You are a filthy paedophile.

You must be – why else would you be singing gaily along with every litre of lung capacity to a song about the delights of an 11-year-old girl? You’re doing an awful lot of ‘touching’ of a pre-pubescent teen – ‘reaching out, touching me, touching you’. Bill Wyman shakes his head in disapproval and Tom O’Carroll senses his time has come at last.

But it’s fine. You carry on parading your nasty sexual perversions in front of thousands of sports fans, each of whom is merrily doing the same in some kind of bacchanalian wankathon in a concrete bowl. I’ll slip out muttering that you’re all twisted ghouls, somehow making myself the killjoy in the process.

Because I really, really fucking hate Sweet Caroline. And apparently I’m completely alone.

Caroline Kennedy was a hair-free 11 when Neil Diamond wrote his malodorous melody about her. His other hits include Girl, You’ll Be A Woman Soon, Happy Birthday Sweet Sixteen and Done Too Soon, so I think we know the type of mast you’re nailing your colours to here. He also sang Lady—oh; as a shocked Neil finds things aren’t as expected when he turns the light on, you can hear in his voice both innocent surprise and a nascent defence for when the magistrates come calling.

But even if you disagree that Sweet Caroline is a song about the merits of cocking a child, sweet Jesus it’s still appalling. I open the prosecution with the fact that it’s Neil fucking Diamond and the state is sorely tempted to rest there. The non-paedo lyrics are trite, the tune is something Liam Gallagher wouldn’t put on a B-side and there’s bloody trumpets in the chorus. For Christ’s sake, we need music with bollocks at times like these. ‘Good times never seemed so good’? Let’s build a wall around a no-deal Brexit!

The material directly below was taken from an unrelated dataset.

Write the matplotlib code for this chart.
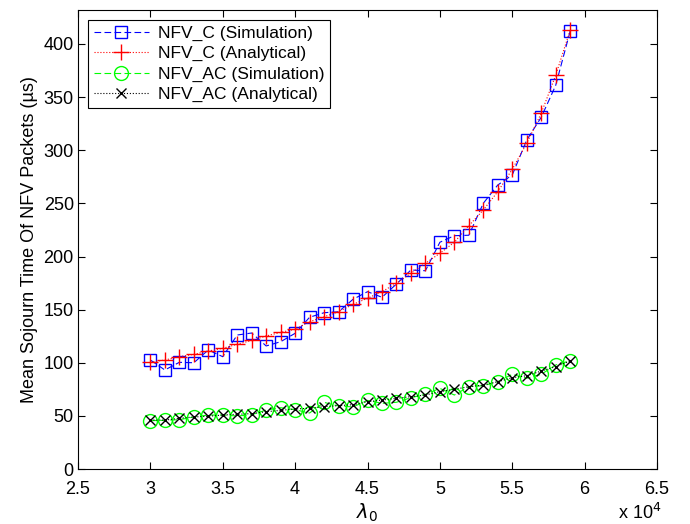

It’s now played with depressing regularity at sporting events across the land. The other week I was trying to enjoy the misery of Liverpool supporters freshly dispatched from the FA Cup but even the hideous Scouse whine was drowned out by the horrors of Diamond and his hands, reaching out, touching me, touching you. It’s surely now played at every football ground in Britain. I’ve even heard it at cricket, as that sport burrows ever deeper away from its proud traditions towards crowd-maximising avarice. The only place it actually fits is rugby, where it sits snugly alongside dickheads baying Swing Low Sweet Chariot, and Soggy Biscuit by ‘Poon Up!’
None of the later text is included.